I mean these lovely little light dramas. Like after a divorce can you believe mom’s dating? I don’t care.

You describe a phenomenon about twenty something and thirty something playwrights. They have been told that they are beautiful and talented. Their every utterance is regarded as a manifestation of genius. They have paid $100,000 to be nurtured through elite MFA programs. The professors have encouraged them to express themselves and write about themselves and what they know.

JB That’s so interesting I was just thinking about that today. Let’s look at Porgy and Bess. When Dubois Heywood wrote Porgy nobody was saying to him “Write about yourself.” He knew these people, the Gullah people of the Carolinas. They were not his people but based on what he saw he wrote about people he recognized. Stories that needed to be told. I’m much more interested in people writing stories, whether they are about themselves or not, that deal with deep issues. With Asher Lev I’m not Jewish but I so identified with Asher Lev as an artist who had to go against the grain.

My father wanted me to be a teacher. Did he want me to be a theatre director? No. I grew up in the 1960s. So, if your husband dies, as a teacher you can be at home with your children in the summer. What? It was about having security for the future.

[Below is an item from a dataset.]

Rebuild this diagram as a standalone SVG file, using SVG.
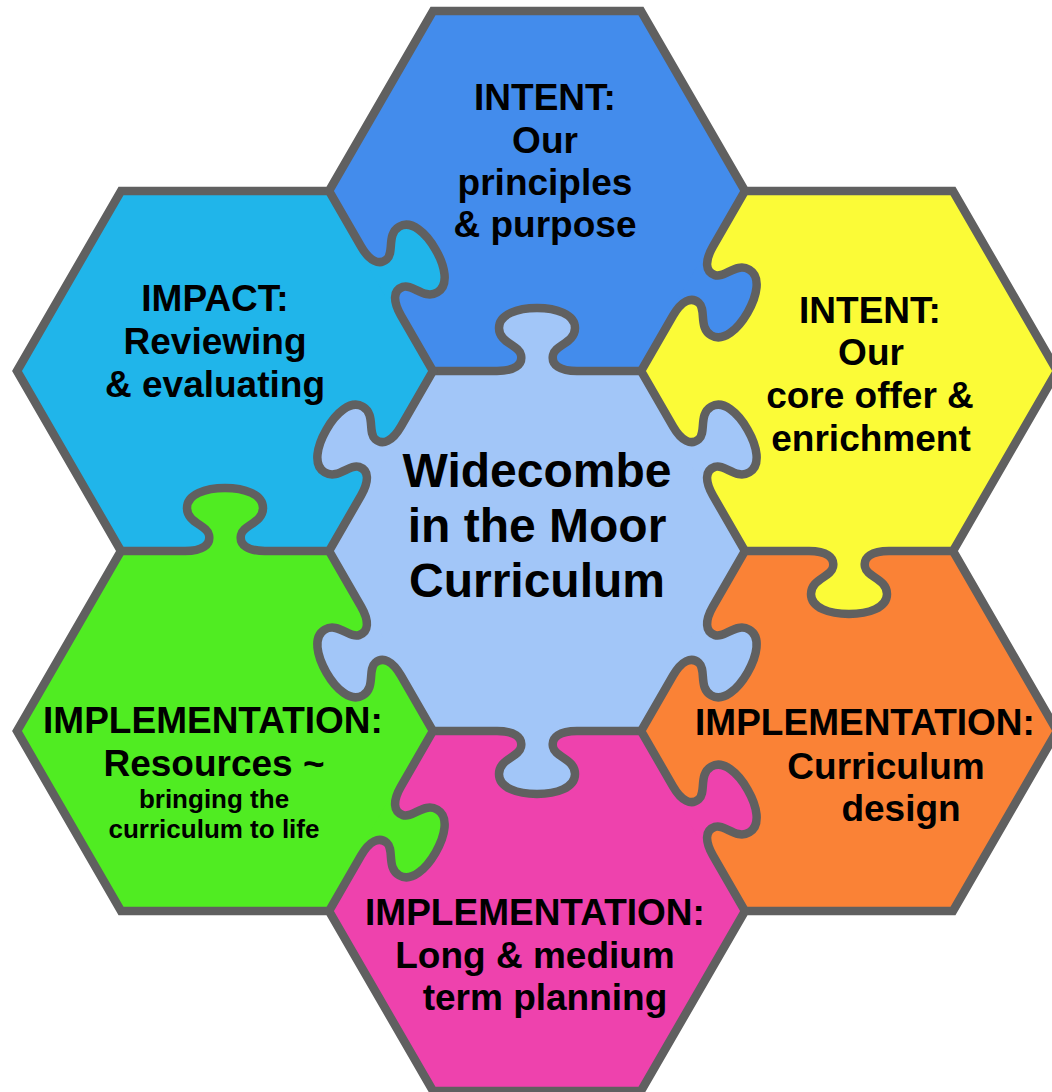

Asher Lev and The Whipping Man are stories about people who I want to get to know. And what they’ve gone through. Best of Enemies. They’re universal stories. There are universal coming of age stories. I don’t mean there can’t be dysfunctional coming of age stories. Just in general, and our audiences are really liking them. When people come to the theatre they want to get out of their own world. They don’t want to see on the stage their children, their aunts and uncles, or parents. Most of the time. Some of the time I just want to laugh. I can’t say that every single play we do is for social significance. Guys and Dolls was fun. We just wanted to have fun.